Facebook is also today releasing Semantic MapNet, a module that uses a form of spatio-semantic memory to record the representations of objects as it explores its surroundings. (The images are captured from the module’s point of view in simulation, much like a virtual camera.) Facebook asserts these representations of spaces provide a foundation to accomplish a range of embodied tasks, including navigating to a particular location and answering questions.
Semantic MapNet can predict where particular objects (e.g., a sofa or a kitchen sink) are located on a pixel-level, top-down map it creates. MapNet builds what’s known as an “allocentric” memory, which refers to mnemonic representations that capture (1) viewpoint-agnostic relations among items and (2) fixed relations between items and the environment. Semantic MapNet extracts visual features from its observations and then projects them to locations using an end-to-end framework, decoding top-down maps of the environment with labels of objects it has seen.
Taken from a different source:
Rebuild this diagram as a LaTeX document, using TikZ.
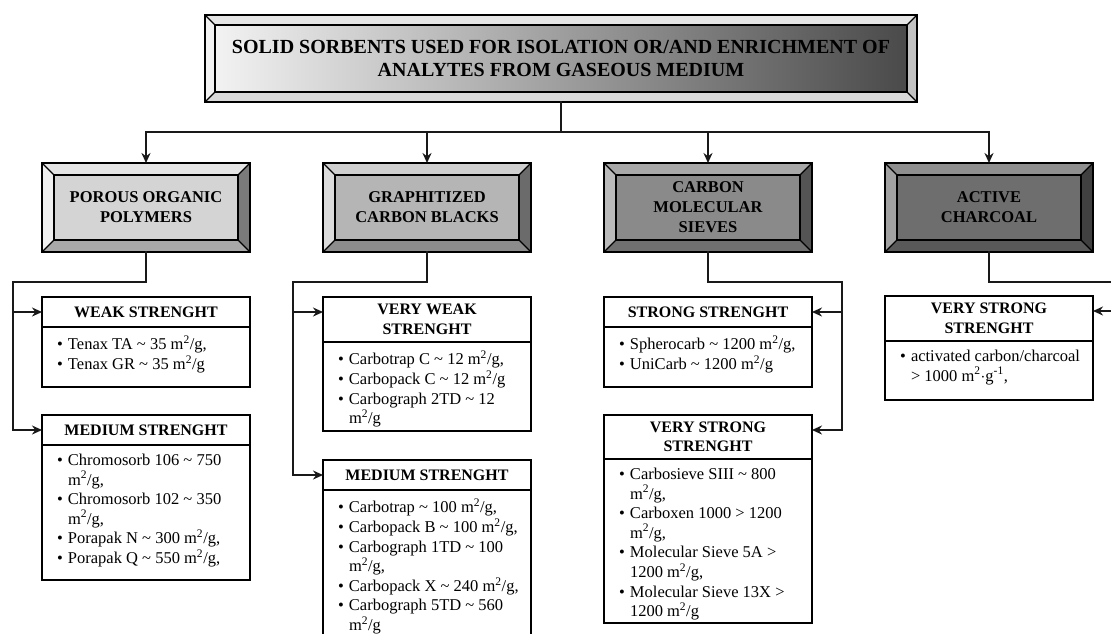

This technique enables Semantic MapNet to segment small objects that might not be visible from a bird’s-eye view. The project step also allows Semantic MapNet to reason about multiple observations of a given point and its surrounding area. “These capabilities of building neural episodic memories and spatio-semantic representations are important for improved autonomous navigation, mobile manipulation, and egocentric personal AI assistants,” Facebook wrote.
Exploration and mapping
Beyond the SoundSpaces data set and MapNet module, Facebook says it has developed a model that can infer parts of a map of an environment that can’t be directly observed, like behind a table in a dining room. The model does this by predicting occupancy — i.e., whether an object is present — from still image frames and aggregating these predictions over time as it learns to navigate its environment.
Facebook says its model outperforms the best competing method using only a third the number of movements, attaining 30% better map accuracy for the same amount of movements. It also received first place in a task at this year’s Conference on Computer Vision and Pattern Recognition that required systems to adapt to poor image quality and run without GPS or compass data.
It’s key to note that the model hasn’t been deployed in the real world on a real robot — only in simulation. But Facebook expects that when used with PyRobot, its robotic framework that supports robots like LoCoBot, the model could accelerate research in the embodied AI domain. “These efforts are part of Facebook AI’s long-term goal of building intelligent AI systems that can intuitively think, plan, and reason about the real world, where even routine conditions are highly complex and unpredictable,” the company wrote in a blog post.
Facebook’s other recent work in this area is vision-and-language navigation in continuous environments (VLN-CE), a training task for AI that involves navigating an environment by listening to natural language directions like “Go down the hall and turn left at the wooden desk.” Ego-Topo, another work-in-progress project, decomposes a space captured in a video into a topological map of activities before organizing the video into a series of visits to different zones.